Hydro projects proposed for Hancock and Calligan creeks

Snohomish P.U.D. has filed for permits to construct hydroelectric projects on Hancock and Calligan creeks, both tributaries of the North Fork Snoqualmie north of Mount Si, at the very western edge of the Alpine Lakes region. Although the area in question is private land and not at all pristine, NCCC and other conservationists nonetheless regard the proposals with concern.

Experience has shown that once some projects like this get built in an area, others tend to follow once the infrastructure of roads and powerlines is put in. Although these two projects may not seem that harmful if looked at in isolation, many other projects have been proposed in the North Fork Snoqualmie and in virtually every other major watershed outside of park and wilderness areas all around the North Cascades. Falling water is what gives the Cascades their name, but there are those who would like to see much of that water diverted into pipes and spinning turbines.

The European Alps offer a unfortunate example of what can happen. Natural free flowing streams are a rare sight there since most of the water in streams big and small has long since been diverted for power generation. The sound of falling water, always somewhere in the background in the Cascades, is seldom heard there. In Washington state many large dams have already been constructed on almost all major rivers.
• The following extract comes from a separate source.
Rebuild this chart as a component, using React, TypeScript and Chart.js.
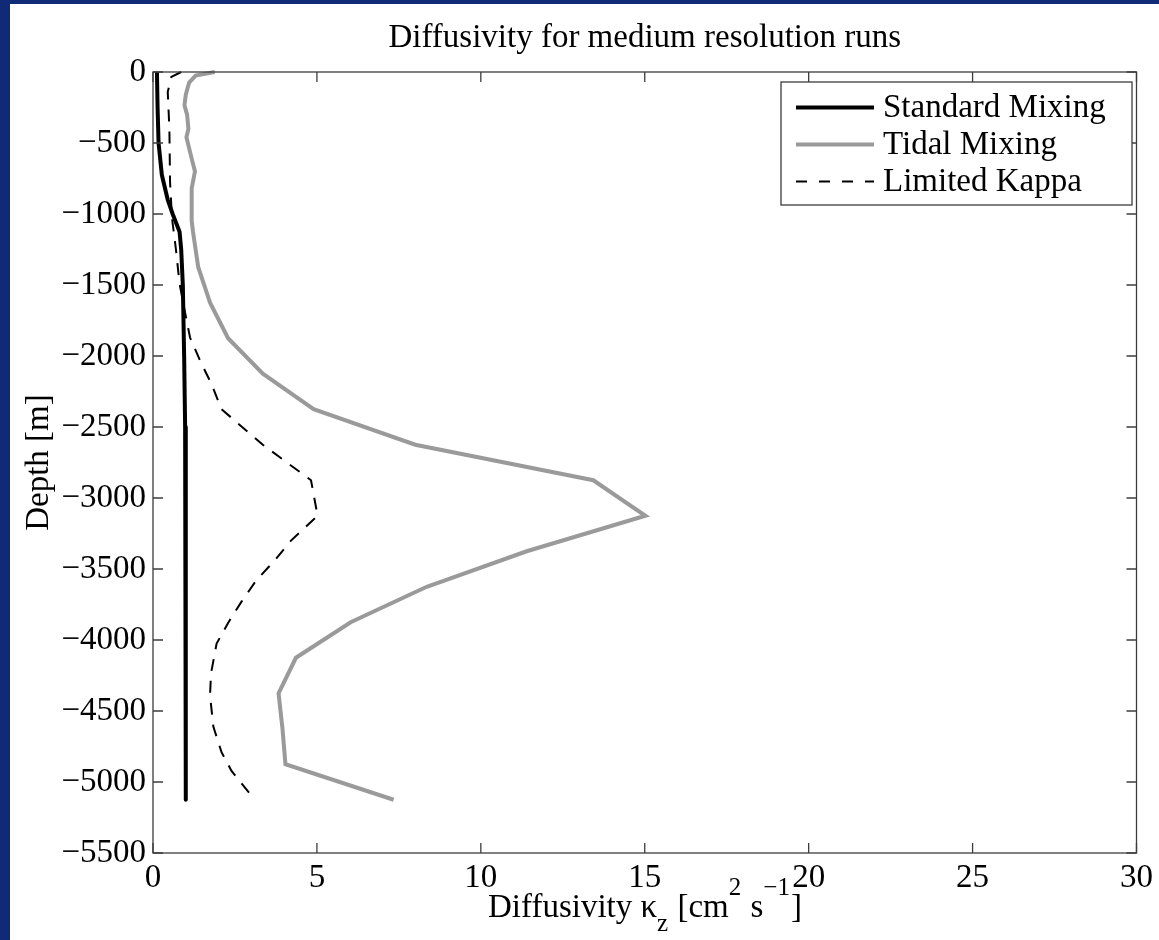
import React, { useEffect, useRef } from 'react';
import { Chart, registerables } from 'chart.js';

Chart.register(...registerables);

// ---------- data ----------
const standardDepth = [0, -250, -500, -725, -900, -1000, -1125, -1250, -1500, -2000, -2500, -3000, -5125];
const standardKappa = [0.12, 0.14, 0.17, 0.27, 0.45, 0.6, 0.81, 0.86, 0.91, 0.95, 0.98, 1.0, 1.0];

const tidalDepth = [0, -25, -75, -160, -235, -300, -400, -460, -610, -700, -820, -1050, -1125, -1375, -1625, -1875, -2125, -2375, -2625, -2875, -3125, -3375, -3625, -3875, -4125, -4375, -4625, -4875, -5125];
const tidalKappa = [1.88, 1.3, 1.1, 1.0, 0.96, 1.04, 1.08, 1.02, 1.18, 1.28, 1.18, 1.18, 1.22, 1.38, 1.74, 2.29, 3.35, 4.9, 8.0, 13.43, 15.02, 11.4, 8.35, 6.03, 4.36, 3.83, 3.95, 4.04, 7.34];

const limitedDepth = [0, -35, -140, -400, -775, -1030, -1250, -1490, -1720, -1870, -2030, -2200, -2375, -2625, -2875, -3125, -3300, -3440, -3580, -3730, -3880, -4025, -4235, -4390, -4610, -4790, -4920, -5125];
const limitedKappa = [0.86, 0.56, 0.45, 0.5, 0.52, 0.58, 0.7, 0.81, 1.0, 1.13, 1.43, 1.79, 2.09, 3.35, 4.82, 5.02, 4.21, 3.71, 3.15, 2.7, 2.29, 1.94, 1.77, 1.74, 1.84, 2.09, 2.39, 3.1];

const seriesNames = ['Standard Mixing', 'Tidal Mixing', 'Limited Kappa'];
const xTicks = [0, 5, 10, 15, 20, 25, 30];
const yTicks = [0, -500, -1000, -1500, -2000, -2500, -3000, -3500, -4000, -4500, -5000, -5500];
const titleText = 'Diffusivity for medium resolution runs';
const yAxisLabel = 'Depth [m]';
const xLabelParts = [
  { t: 'Diffusivity \u03ba', k: 'n' },
  { t: 'z', k: 'sub' },
  { t: ' [cm', k: 'n' },
  { t: '2', k: 'sup' },
  { t: ' s', k: 'n' },
  { t: '\u22121', k: 'sup' },
  { t: ']', k: 'n' },
];

// ---------- styles ----------
const W = 1159;
const H = 940;
const FONT = '"Liberation Serif", "Times New Roman", Times, serif';
const NAVY = '#112a78';
const AXIS = '#3c3c3c';
const GRAY = '#9a9a9a';

const toPoints = (xs: number[], ys: number[]) => xs.map((x, i) => ({ x, y: ys[i] }));

const decorPlugin = {
  id: 'decor',
  beforeDraw(chart: any) {
    const ctx = chart.ctx;
    ctx.save();
    ctx.fillStyle = NAVY;
    ctx.fillRect(0, 0, W, H);
    ctx.fillStyle = '#ffffff';
    ctx.fillRect(10, 4, W - 10, H - 4);
    ctx.restore();
  },
  afterDraw(chart: any) {
    const ctx = chart.ctx;
    const a = chart.chartArea;
    const sx = chart.scales.x;
    const sy = chart.scales.y;
    ctx.save();
    // box
    ctx.strokeStyle = AXIS;
    ctx.lineWidth = 1.3;
    ctx.strokeRect(a.left, a.top, a.right - a.left, a.bottom - a.top);
    // inward ticks
    ctx.beginPath();
    xTicks.forEach((v) => {
      const p = sx.getPixelForValue(v);
      ctx.moveTo(p, a.bottom);
      ctx.lineTo(p, a.bottom - 10);
      ctx.moveTo(p, a.top);
      ctx.lineTo(p, a.top + 10);
    });
    yTicks.forEach((v) => {
      const p = sy.getPixelForValue(v);
      ctx.moveTo(a.left, p);
      ctx.lineTo(a.left + 10, p);
      ctx.moveTo(a.right, p);
      ctx.lineTo(a.right - 10, p);
    });
    ctx.stroke();

    // title
    ctx.fillStyle = '#000';
    ctx.font = `33px ${FONT}`;
    ctx.textAlign = 'center';
    ctx.textBaseline = 'alphabetic';
    ctx.fillText(titleText, (a.left + a.right) / 2, 47);

    // y label
    ctx.save();
    ctx.translate(48, (a.top + a.bottom) / 2);
    ctx.rotate(-Math.PI / 2);
    ctx.textAlign = 'center';
    ctx.textBaseline = 'alphabetic';
    ctx.font = `33px ${FONT}`;
    ctx.fillText(yAxisLabel, 0, 0);
    ctx.restore();

    // x label with sub/superscripts
    const bigFont = `33px ${FONT}`;
    const smallFont = `25px ${FONT}`;
    let total = 0;
    const widths = xLabelParts.map((p) => {
      ctx.font = p.k === 'n' ? bigFont : smallFont;
      const w = ctx.measureText(p.t).width;
      total += w;
      return w;
    });
    let x = 488;
    const base = 917;
    ctx.textAlign = 'left';
    ctx.textBaseline = 'alphabetic';
    xLabelParts.forEach((p, i) => {
      ctx.font = p.k === 'n' ? bigFont : smallFont;
      const dy = p.k === 'sub' ? 14 : p.k === 'sup' ? -22 : 0;
      ctx.fillText(p.t, x, base + dy);
      x += widths[i] + (p.k === 'n' ? 0 : 1);
    });

    // legend
    const lx0 = 781, lx1 = 1132, ly0 = 82, ly1 = 205;
    ctx.fillStyle = '#ffffff';
    ctx.fillRect(lx0, ly0, lx1 - lx0, ly1 - ly0);
    ctx.strokeStyle = AXIS;
    ctx.lineWidth = 1.3;
    ctx.strokeRect(lx0, ly0, lx1 - lx0, ly1 - ly0);
    const baselines = [117, 154, 191];
    const styles = [
      { c: '#000', w: 4, d: [] as number[] },
      { c: GRAY, w: 4, d: [] as number[] },
      { c: '#000', w: 2, d: [11, 12] },
    ];
    seriesNames.forEach((name, i) => {
      const ly = baselines[i] - 9.5;
      ctx.beginPath();
      ctx.strokeStyle = styles[i].c;
      ctx.lineWidth = styles[i].w;
      ctx.setLineDash(styles[i].d);
      ctx.moveTo(796, ly);
      ctx.lineTo(874, ly);
      ctx.stroke();
      ctx.setLineDash([]);
      ctx.fillStyle = '#000';
      ctx.font = `33px ${FONT}`;
      ctx.textAlign = 'left';
      ctx.fillText(name, 883, baselines[i]);
    });
    ctx.restore();
  },
};

export default function App() {
  const ref = useRef<HTMLCanvasElement | null>(null);

  useEffect(() => {
    document.body.style.margin = '0';
    const canvas = ref.current;
    if (!canvas) return;
    const tickFont = { family: FONT, size: 33 };
    const chart = new Chart(canvas, {
      type: 'scatter',
      data: {
        datasets: [
          {
            label: seriesNames[0],
            data: toPoints(standardKappa, standardDepth),
            showLine: true,
            borderColor: '#000',
            borderWidth: 4,
            pointRadius: 0,
            fill: false,
            clip: false,
            borderJoinStyle: 'round',
          },
          {
            label: seriesNames[1],
            data: toPoints(tidalKappa, tidalDepth),
            showLine: true,
            borderColor: GRAY,
            borderWidth: 4,
            pointRadius: 0,
            fill: false,
            clip: false,
            borderJoinStyle: 'miter',
          },
          {
            label: seriesNames[2],
            data: toPoints(limitedKappa, limitedDepth),
            showLine: true,
            borderColor: '#000',
            borderWidth: 2,
            borderDash: [12, 10],
            pointRadius: 0,
            fill: false,
            clip: false,
          },
        ] as any,
      },
      options: {
        responsive: false,
        animation: false,
        devicePixelRatio: 1,
        layout: { padding: { left: 0, top: 72, right: 16, bottom: 0 } },
        plugins: {
          legend: { display: false },
          title: { display: false },
          tooltip: { enabled: false },
        },
        scales: {
          x: {
            type: 'linear',
            min: 0,
            max: 30,
            afterBuildTicks: (s: any) => {
              s.ticks = xTicks.map((v) => ({ value: v }));
            },
            afterFit: (s: any) => {
              s.height = 87;
            },
            grid: { display: false, drawTicks: false },
            border: { display: false },
            ticks: {
              font: tickFont,
              color: '#000',
              padding: 6,
              maxRotation: 0,
              autoSkip: false,
              callback: (v: any) => String(v),
            },
          },
          y: {
            type: 'linear',
            min: -5500,
            max: 0,
            afterBuildTicks: (s: any) => {
              s.ticks = yTicks.map((v) => ({ value: v }));
            },
            afterFit: (s: any) => {
              s.width = 153;
            },
            grid: { display: false, drawTicks: false },
            border: { display: false },
            ticks: {
              font: tickFont,
              color: '#000',
              padding: 7,
              autoSkip: false,
              callback: (v: any) => (Number(v) < 0 ? '\u2212' + Math.abs(Number(v)) : String(v)),
            },
          },
        },
      } as any,
      plugins: [decorPlugin],
    });
    return () => chart.destroy();
  }, []);

  return (
    <div style={{ position: 'fixed', left: 0, top: 0, width: W, height: H }}>
      <canvas ref={ref} width={W} height={H} style={{ display: 'block', width: W, height: H }} />
    </div>
  );
}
Small projects like those proposed on Hancock and Calligan produce only tiny amounts of energy compared with big existing dams, and the vast majority of what power they do produce is generated only during high spring runoff when need is lowest.

NCCC believes Cascades streamwater is better left flowing over rocks rather than diverted through pipes, and questions whether the extremely small incremental increase in electricity supply is worth extending generation facilities like these into undeveloped areas of the Cascades.